Written exercise:
Give back the full listing, character for character, with no pictures.
···
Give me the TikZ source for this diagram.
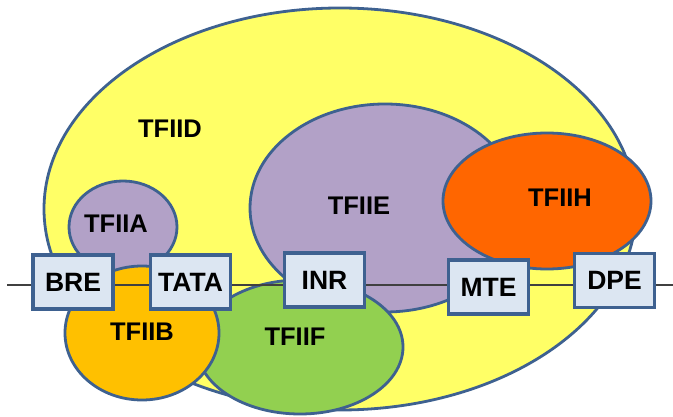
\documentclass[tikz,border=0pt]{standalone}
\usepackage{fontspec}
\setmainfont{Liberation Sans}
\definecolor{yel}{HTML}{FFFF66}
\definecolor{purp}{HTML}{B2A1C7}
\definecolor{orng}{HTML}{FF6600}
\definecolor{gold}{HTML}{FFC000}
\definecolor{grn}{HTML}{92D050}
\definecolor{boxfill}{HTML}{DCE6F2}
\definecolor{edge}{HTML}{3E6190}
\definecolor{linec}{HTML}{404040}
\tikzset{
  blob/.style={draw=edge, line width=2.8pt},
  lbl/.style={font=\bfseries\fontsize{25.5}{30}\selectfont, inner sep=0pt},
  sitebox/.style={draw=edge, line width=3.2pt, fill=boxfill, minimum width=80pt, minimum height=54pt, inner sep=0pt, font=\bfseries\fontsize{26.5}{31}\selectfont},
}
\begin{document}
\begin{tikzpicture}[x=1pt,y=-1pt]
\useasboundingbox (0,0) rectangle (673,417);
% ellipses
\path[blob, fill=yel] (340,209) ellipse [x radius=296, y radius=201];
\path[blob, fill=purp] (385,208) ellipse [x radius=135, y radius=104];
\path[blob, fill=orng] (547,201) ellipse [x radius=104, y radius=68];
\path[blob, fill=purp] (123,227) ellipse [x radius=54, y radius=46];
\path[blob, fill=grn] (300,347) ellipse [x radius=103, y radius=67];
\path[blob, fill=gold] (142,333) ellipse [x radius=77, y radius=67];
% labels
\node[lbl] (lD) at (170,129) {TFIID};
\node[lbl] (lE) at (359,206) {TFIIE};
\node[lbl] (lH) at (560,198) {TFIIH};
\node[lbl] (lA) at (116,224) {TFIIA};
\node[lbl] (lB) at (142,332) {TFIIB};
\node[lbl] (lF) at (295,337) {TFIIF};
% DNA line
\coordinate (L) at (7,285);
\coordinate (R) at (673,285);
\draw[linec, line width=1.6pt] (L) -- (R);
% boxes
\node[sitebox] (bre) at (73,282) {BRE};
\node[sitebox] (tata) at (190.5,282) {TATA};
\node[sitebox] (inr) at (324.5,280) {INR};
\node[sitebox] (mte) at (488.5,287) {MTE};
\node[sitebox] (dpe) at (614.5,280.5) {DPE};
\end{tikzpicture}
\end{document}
···
Output:
Give me the TikZ source for this diagram.
\documentclass[tikz,border=0pt]{standalone}
\usepackage{fontspec}
\setmainfont{Liberation Sans}
\definecolor{yel}{HTML}{FFFF66}
\definecolor{purp}{HTML}{B2A1C7}
\definecolor{orng}{HTML}{FF6600}
\definecolor{gold}{HTML}{FFC000}
\definecolor{grn}{HTML}{92D050}
\definecolor{boxfill}{HTML}{DCE6F2}
\definecolor{edge}{HTML}{3E6190}
\definecolor{linec}{HTML}{404040}
\tikzset{
  blob/.style={draw=edge, line width=2.8pt},
  lbl/.style={font=\bfseries\fontsize{25.5}{30}\selectfont, inner sep=0pt},
  sitebox/.style={draw=edge, line width=3.2pt, fill=boxfill, minimum width=80pt, minimum height=54pt, inner sep=0pt, font=\bfseries\fontsize{26.5}{31}\selectfont},
}
\begin{document}
\begin{tikzpicture}[x=1pt,y=-1pt]
\useasboundingbox (0,0) rectangle (673,417);
% ellipses
\path[blob, fill=yel] (340,209) ellipse [x radius=296, y radius=201];
\path[blob, fill=purp] (385,208) ellipse [x radius=135, y radius=104];
\path[blob, fill=orng] (547,201) ellipse [x radius=104, y radius=68];
\path[blob, fill=purp] (123,227) ellipse [x radius=54, y radius=46];
\path[blob, fill=grn] (300,347) ellipse [x radius=103, y radius=67];
\path[blob, fill=gold] (142,333) ellipse [x radius=77, y radius=67];
% labels
\node[lbl] (lD) at (170,129) {TFIID};
\node[lbl] (lE) at (359,206) {TFIIE};
\node[lbl] (lH) at (560,198) {TFIIH};
\node[lbl] (lA) at (116,224) {TFIIA};
\node[lbl] (lB) at (142,332) {TFIIB};
\node[lbl] (lF) at (295,337) {TFIIF};
% DNA line
\coordinate (L) at (7,285);
\coordinate (R) at (673,285);
\draw[linec, line width=1.6pt] (L) -- (R);
% boxes
\node[sitebox] (bre) at (73,282) {BRE};
\node[sitebox] (tata) at (190.5,282) {TATA};
\node[sitebox] (inr) at (324.5,280) {INR};
\node[sitebox] (mte) at (488.5,287) {MTE};
\node[sitebox] (dpe) at (614.5,280.5) {DPE};
\end{tikzpicture}
\end{document}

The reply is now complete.